• _Problem statement_
In the material below, identify each line bearing the word "seaborn". Reproduce those lines.

• _Dataset section_
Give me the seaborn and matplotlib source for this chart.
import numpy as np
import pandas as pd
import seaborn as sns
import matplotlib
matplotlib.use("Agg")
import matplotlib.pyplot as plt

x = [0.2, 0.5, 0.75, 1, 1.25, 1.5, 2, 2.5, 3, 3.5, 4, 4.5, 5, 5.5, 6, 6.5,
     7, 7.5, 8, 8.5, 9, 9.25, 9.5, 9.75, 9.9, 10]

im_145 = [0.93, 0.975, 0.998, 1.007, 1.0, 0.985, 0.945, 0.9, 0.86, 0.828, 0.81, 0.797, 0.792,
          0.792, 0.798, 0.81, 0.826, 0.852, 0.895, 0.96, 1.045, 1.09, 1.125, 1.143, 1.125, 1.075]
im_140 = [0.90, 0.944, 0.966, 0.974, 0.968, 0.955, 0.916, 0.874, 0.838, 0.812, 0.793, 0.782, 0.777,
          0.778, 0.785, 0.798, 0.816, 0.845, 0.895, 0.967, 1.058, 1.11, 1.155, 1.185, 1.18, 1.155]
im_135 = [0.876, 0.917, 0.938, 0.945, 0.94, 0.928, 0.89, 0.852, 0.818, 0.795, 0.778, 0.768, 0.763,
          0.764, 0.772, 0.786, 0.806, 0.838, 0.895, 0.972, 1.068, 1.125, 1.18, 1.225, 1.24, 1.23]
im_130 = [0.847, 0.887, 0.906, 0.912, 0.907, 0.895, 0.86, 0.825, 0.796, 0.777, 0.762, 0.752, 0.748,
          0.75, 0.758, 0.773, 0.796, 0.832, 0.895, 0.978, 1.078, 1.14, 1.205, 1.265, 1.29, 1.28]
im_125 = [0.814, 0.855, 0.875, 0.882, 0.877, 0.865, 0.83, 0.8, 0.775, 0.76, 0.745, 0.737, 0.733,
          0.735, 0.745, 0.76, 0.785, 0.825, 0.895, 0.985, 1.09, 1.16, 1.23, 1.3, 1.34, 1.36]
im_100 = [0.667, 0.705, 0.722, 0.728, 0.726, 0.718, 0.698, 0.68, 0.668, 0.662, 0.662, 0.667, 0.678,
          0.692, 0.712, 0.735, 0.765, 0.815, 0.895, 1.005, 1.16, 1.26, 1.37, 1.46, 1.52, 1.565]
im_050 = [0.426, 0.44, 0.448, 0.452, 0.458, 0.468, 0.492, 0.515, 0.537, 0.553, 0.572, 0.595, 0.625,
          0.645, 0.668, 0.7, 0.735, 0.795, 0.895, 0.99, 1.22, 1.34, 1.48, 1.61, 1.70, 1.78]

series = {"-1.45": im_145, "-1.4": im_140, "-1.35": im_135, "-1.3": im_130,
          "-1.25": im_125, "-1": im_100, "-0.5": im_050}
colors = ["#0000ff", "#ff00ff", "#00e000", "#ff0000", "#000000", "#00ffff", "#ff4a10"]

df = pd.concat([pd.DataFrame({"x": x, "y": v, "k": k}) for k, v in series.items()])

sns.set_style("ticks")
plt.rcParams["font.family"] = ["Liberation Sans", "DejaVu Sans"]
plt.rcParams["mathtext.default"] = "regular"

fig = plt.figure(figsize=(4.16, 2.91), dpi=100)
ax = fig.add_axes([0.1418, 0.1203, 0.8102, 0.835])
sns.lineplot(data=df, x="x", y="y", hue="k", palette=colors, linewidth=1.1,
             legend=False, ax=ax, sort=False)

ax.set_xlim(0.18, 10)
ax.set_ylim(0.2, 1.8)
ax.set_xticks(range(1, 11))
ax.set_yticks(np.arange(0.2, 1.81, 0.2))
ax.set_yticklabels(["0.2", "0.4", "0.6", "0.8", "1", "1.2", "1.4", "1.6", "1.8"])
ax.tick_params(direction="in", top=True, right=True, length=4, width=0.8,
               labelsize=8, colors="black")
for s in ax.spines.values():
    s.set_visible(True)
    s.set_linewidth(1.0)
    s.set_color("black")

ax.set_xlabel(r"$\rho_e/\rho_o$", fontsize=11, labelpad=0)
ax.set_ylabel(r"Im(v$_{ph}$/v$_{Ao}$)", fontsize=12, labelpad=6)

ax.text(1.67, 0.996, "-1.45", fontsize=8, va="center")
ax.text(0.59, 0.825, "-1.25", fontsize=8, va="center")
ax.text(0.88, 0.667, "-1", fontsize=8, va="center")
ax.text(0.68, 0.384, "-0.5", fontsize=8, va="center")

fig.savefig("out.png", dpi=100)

• _Written solution_
Give me the seaborn and matplotlib source for this chart.
import seaborn as sns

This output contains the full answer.